Firstly, possibly using the engaged dad’s to engage others is a start. Efforts I’ve seen are things like posters on walls in NICU, PICU, ENT wards talking about parent’s groups. Now come on, I don’t even read the instructions in an IKEA furniture flat pack, so the chances of me reading a poster on a wall in NICU are negligible. Chances of me saying to my wife ‘ooh, look lets go to that’? Square root of sod all.
Could Social media or the internet be a way of ‘reaching out’? Maybe, though again it really relies on someone making an intro to it being there. There’s a ‘dadsnet’ discussion board on the net but without being disparaging it’s nothing compared to mumsnet. In some weird reversal there are dads boards on mumsnet…yeah cos that’s the answer. Why not ‘parentnet’? Oh I know, I’m being a semantic pedant but hopefully you get my idea, there’s little out there angled at getting dad’s on board. What about directly having someone on the NICU (for example) at times who’s an ex dad who can strike up a conversation with me based on empathy and their experience and could direct me to the resources? Would have been a god-send to me, honestly. However, who pays the travel expenses and support costs of such an idea?
Another issue for dad’s is that often what you see isn’t what you get. Often in those days on NICU or PICU I was holding back the flood of emotions. From my experiences as a bloke, or a dad I infer people expect dad’s to be less affected by the situation of having a child with disabilities, not just HCP’s but employers, friends, everyone. If suddenly you’re the one dad (that you know) that put’s their head about the parapet and says ‘you know what, this is a nightmare, I’m in bits’ then you wouldn’t expect to receive emotional support.

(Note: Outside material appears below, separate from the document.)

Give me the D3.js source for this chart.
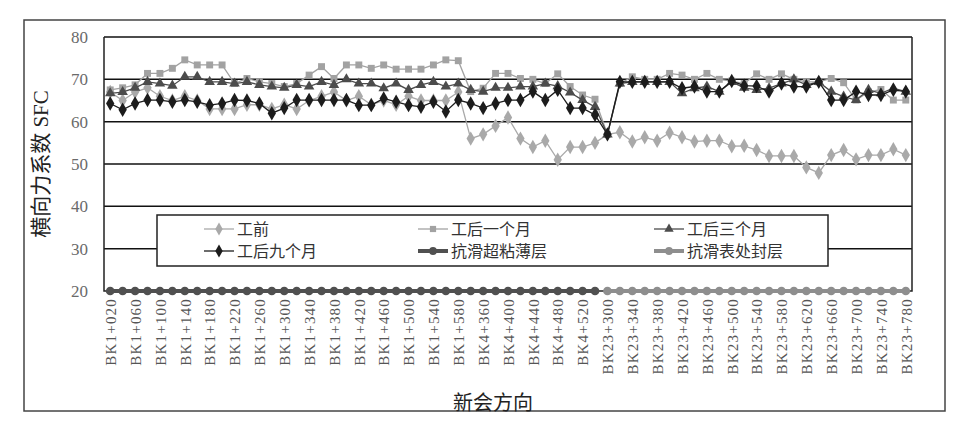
<!DOCTYPE html>
<html>
<head>
<meta charset="utf-8">
<script src="https://cdn.jsdelivr.net/npm/d3@7/dist/d3.min.js"></script>
<style>
  body { margin: 0; background: #fff; }
  svg { display: block; }
</style>
</head>
<body>
<div id="chart"></div>
<script>
// stations along the route (only every other one gets a label)
const categories = [
  "BK1+020","BK1+040","BK1+060","BK1+080","BK1+100","BK1+120","BK1+140","BK1+160","BK1+180","BK1+200",
  "BK1+220","BK1+240","BK1+260","BK1+280","BK1+300","BK1+320","BK1+340","BK1+360","BK1+380","BK1+400",
  "BK1+420","BK1+440","BK1+460","BK1+480","BK1+500","BK1+520","BK1+540","BK1+560","BK1+580","BK1+600",
  "BK4+360","BK4+380","BK4+400","BK4+420","BK4+440","BK4+460","BK4+480","BK4+500","BK4+520","BK4+540",
  "BK23+300","BK23+320","BK23+340","BK23+360","BK23+380","BK23+400","BK23+420","BK23+440","BK23+460","BK23+480",
  "BK23+500","BK23+520","BK23+540","BK23+560","BK23+580","BK23+600","BK23+620","BK23+640","BK23+660","BK23+680",
  "BK23+700","BK23+720","BK23+740","BK23+760","BK23+780"
];

const yTicks = [20, 30, 40, 50, 60, 70, 80];

// 工前
const beforeWork = [
  67, 65, 67, 68, 66, 65, 66, 65, 63, 63, 63, 64, 64, 63, 64, 63, 65, 66, 67, 65,
  66, 64, 65, 64, 66, 65, 65, 65, 67, 56, 57, 59, 61, 56, 54, 55.5, 51, 54, 54, 55,
  57, 57.5, 55.3, 56.3, 55.5, 57.4, 56.3, 55.3, 55.5, 55.5, 54.2, 54.3, 53.3, 51.9, 51.9, 51.9,
  49.2, 47.9, 52.1, 53.3, 51.1, 52.1, 52.1, 53.5, 52.1
];
// 工后一个月
const oneMonth = [
  67.5, 68, 68.7, 71.4, 71.4, 72.6, 74.6, 73.4, 73.4, 73.4, 69, 70.2, 69.4,
  69, 68.3, 69, 71, 73, 70.2, 73.4, 73.4, 72.6, 73.4, 72.4, 72.4, 72.4,
  73.4, 74.6, 74.4, 67.1, 67.9, 71.4, 71.4, 70.2, 70, 69, 71.3, 68.3, 66.3,
  65.3, 57, 69, 70.6, 70, 70, 71.4, 71, 70, 71.4, 70, 69.6, 69,
  71.3, 70, 71.3, 70, 69.4, 69.4, 70.2, 69.2, 65.1, 67, 67.6, 65.1, 65.1
];
// 工后三个月
const threeMonths = [
  66.7, 67, 68, 69.4, 69, 68.5, 70.6, 70.6, 69.4, 69.4, 69, 69.4, 68.7,
  68.3, 68, 68.7, 68.3, 69.4, 68.7, 70, 69, 69, 67.9, 69, 67.5, 68.7,
  69.4, 68.3, 69, 67.5, 67.1, 68, 68, 68.3, 68.3, 69, 68.4, 66.9, 65.1,
  63.5, 57, 69, 69.4, 69.4, 69.4, 69.4, 66.7, 67.9, 68.3, 67.1, 69.4, 68,
  67.5, 67.9, 69, 70, 68.7, 69.4, 67.1, 65.9, 65.1, 67.5, 66.7, 67.9, 67.1
];
// 工后九个月
const nineMonths = [
  64.3, 62.8, 64.3, 65.1, 65.1, 64.7, 65.1, 64.7, 63.9, 64.3, 65.1, 65, 64.3,
  62, 63.2, 65.1, 65.1, 65.1, 65.1, 65.1, 63.9, 63.9, 65.5, 64.7, 63.9, 63.5,
  64.7, 62.4, 65.1, 64.3, 63.2, 64.3, 65.1, 65.1, 67.1, 65.1, 67.5, 63.2, 63.2,
  61.6, 57, 69.4, 69.4, 69.4, 69.4, 69.4, 67.9, 68.3, 67.1, 67.1, 69.6, 68.5,
  68.4, 67.1, 69, 68.3, 68.3, 69.4, 65.1, 65.1, 67.1, 66.3, 66.3, 67.5, 67.1
];
// 抗滑超粘薄层 (BK1, BK4 sections)
const thinLayer = [
  20, 20, 20, 20, 20, 20, 20, 20, 20, 20, 20, 20, 20, 20, 20, 20, 20, 20, 20, 20,
  20, 20, 20, 20, 20, 20, 20, 20, 20, 20, 20, 20, 20, 20, 20, 20, 20, 20, 20, 20,
  null, null, null, null, null, null, null, null, null, null, null, null, null,
  null, null, null, null, null, null, null, null, null, null, null, null
];
// 抗滑表处封层 (BK23 section)
const sealLayer = [
  null, null, null, null, null, null, null, null, null, null, null, null, null, null, null, null, null, null, null, null,
  null, null, null, null, null, null, null, null, null, null, null, null, null, null, null, null, null, null, null, null,
  20, 20, 20, 20, 20, 20, 20, 20, 20, 20, 20, 20, 20,
  20, 20, 20, 20, 20, 20, 20, 20, 20, 20, 20, 20
];

const series = [
  { name: "工前",         values: beforeWork,  color: "#a9a9a9", width: 1.3, marker: "diamond",  size: 60 },
  { name: "工后一个月",   values: oneMonth,    color: "#a2a2a2", width: 1.3, marker: "square",   size: 48 },
  { name: "工后三个月",   values: threeMonths, color: "#4c4c4c", width: 1.3, marker: "triangle", size: 48 },
  { name: "工后九个月",   values: nineMonths,  color: "#1c1c1c", width: 1.3, marker: "diamond",  size: 60 },
  { name: "抗滑超粘薄层", values: thinLayer,   color: "#505050", width: 4,   marker: "circle",   size: 60 },
  { name: "抗滑表处封层", values: sealLayer,   color: "#8e8e8e", width: 4,   marker: "circle",   size: 60 }
];

const W = 967, H = 448;
const plot = { left: 104, right: 912, top: 37, bottom: 291 };

const svg = d3.select("#chart").append("svg")
  .attr("width", W)
  .attr("height", H);

// outer frame
svg.append("rect")
  .attr("x", 24).attr("y", 20)
  .attr("width", 921).attr("height", 391)
  .attr("fill", "none")
  .attr("stroke", "#444")
  .attr("stroke-width", 1.5);

const x = d3.scalePoint()
  .domain(categories)
  .range([plot.left, plot.right])
  .padding(0.5);

const y = d3.scaleLinear()
  .domain([20, 80])
  .range([plot.bottom, plot.top]);

// horizontal grid lines
svg.append("g")
  .selectAll("line")
  .data(yTicks.filter(t => t > 20))
  .join("line")
  .attr("x1", plot.left).attr("x2", plot.right)
  .attr("y1", d => y(d)).attr("y2", d => y(d))
  .attr("stroke", "#111")
  .attr("stroke-width", 1.5);

// plot border (left, right, bottom)
svg.append("path")
  .attr("d", `M${plot.left},${plot.top}V${plot.bottom}H${plot.right}V${plot.top}`)
  .attr("fill", "none")
  .attr("stroke", "#222")
  .attr("stroke-width", 1.5);

// y axis
const yAxis = svg.append("g")
  .attr("transform", `translate(${plot.left},0)`)
  .call(d3.axisLeft(y).tickValues(yTicks).tickSize(0).tickPadding(16));
yAxis.select(".domain").remove();
yAxis.selectAll("text")
  .attr("fill", "#6a6a6a")
  .style("font-family", "'Liberation Serif', 'DejaVu Serif', serif")
  .style("font-size", "17px");

// x axis labels, every other station
const xAxis = svg.append("g")
  .attr("transform", `translate(0,${plot.bottom})`)
  .call(d3.axisBottom(x)
    .tickValues(categories.filter((d, i) => i % 2 === 0))
    .tickSize(0));
xAxis.select(".domain").remove();
xAxis.selectAll("text")
  .attr("transform", "rotate(-90)")
  .attr("text-anchor", "end")
  .attr("dx", "-7px")
  .attr("dy", "0.35em")
  .attr("y", 0)
  .attr("fill", "#555")
  .style("font-family", "'Liberation Serif', 'DejaVu Serif', serif")
  .style("font-size", "15px")
  .style("letter-spacing", "1.2px");

// axis titles
svg.append("text")
  .attr("transform", "translate(48,164) rotate(-90)")
  .attr("text-anchor", "middle")
  .attr("fill", "#222")
  .style("font-family", "'Liberation Serif', 'Noto Sans CJK SC', serif")
  .style("font-size", "21px")
  .text("横向力系数 SFC");

svg.append("text")
  .attr("x", 493).attr("y", 410)
  .attr("text-anchor", "middle")
  .attr("fill", "#222")
  .style("font-family", "'Noto Sans CJK SC', sans-serif")
  .style("font-size", "20px")
  .text("新会方向");

const symbolType = {
  diamond: d3.symbolDiamond,
  square: d3.symbolSquare,
  triangle: d3.symbolTriangle,
  circle: d3.symbolCircle
};

const line = d3.line()
  .defined(d => d.v != null)
  .x(d => x(d.c))
  .y(d => y(d.v));

// series
for (const s of series) {
  const pts = categories.map((c, i) => ({ c: c, v: s.values[i] }));
  const g = svg.append("g");
  g.append("path")
    .datum(pts)
    .attr("d", line)
    .attr("fill", "none")
    .attr("stroke", s.color)
    .attr("stroke-width", s.width);
  g.selectAll("path.mk")
    .data(pts.filter(d => d.v != null))
    .join("path")
    .attr("class", "mk")
    .attr("transform", d => `translate(${x(d.c)},${y(d.v)})`)
    .attr("d", d3.symbol().type(symbolType[s.marker]).size(s.size))
    .attr("fill", s.color);
}

// legend
const legend = svg.append("g");
legend.append("rect")
  .attr("x", 157).attr("y", 215)
  .attr("width", 671).attr("height", 51)
  .attr("fill", "#fff")
  .attr("stroke", "#222")
  .attr("stroke-width", 1.5);

const colX = [204, 418, 654];
const rowY = [229, 251];

series.forEach((s, i) => {
  const lx = colX[i % 3], ly = rowY[Math.floor(i / 3)];
  const item = legend.append("g").attr("transform", `translate(${lx},${ly})`);
  item.append("line")
    .attr("x1", 0).attr("x2", 30)
    .attr("stroke", s.color)
    .attr("stroke-width", s.width);
  item.append("path")
    .attr("transform", "translate(15,0)")
    .attr("d", d3.symbol().type(symbolType[s.marker]).size(s.size * 0.8))
    .attr("fill", s.color);
  item.append("text")
    .attr("x", 33).attr("y", 0)
    .attr("dy", "0.35em")
    .attr("fill", "#333")
    .style("font-family", "'Noto Sans CJK SC', sans-serif")
    .style("font-size", "16px")
    .text(s.name);
});
</script>
</body>
</html>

Because blokes are supposed to cope – or something like that. If a HCP asks us about experiences it’s easy to say ‘yes, im fine’ because that’s what we’re conditioned to do, or at least I am. If I say to a female nurse that when she, as the last nurse in a long line of nurses asked ‘when’s mum available?’ when she had info to relay, it makes me feel a tiny bit less of a dad and a bit devalued then I wouldn’t expect an understanding response. So how do you chip away at a dad who is closing out? I think it comes back to compassion – show you care, show you can empathise. Empathy with a dad isn’t any different to empathy with a mum irrelevant to whether you’re a male or female HCP.
I know a lot of female HCP’s may read this. Please don’t think I’m critical of any individuals, teams or hospitals, I’m not. It’s not a level playing field ; the challenges, like I said before, are embedded in the organisational cultures of healthcare. The only thing that will change it is acknowledging it and making incremental changes individually and collectively ; that goes for dads as well as HCP’s. The only benefit is for the children who will get the benefit of a dad who feels well supported, able to support mum, and like they have efficacy in the holistic care of their child.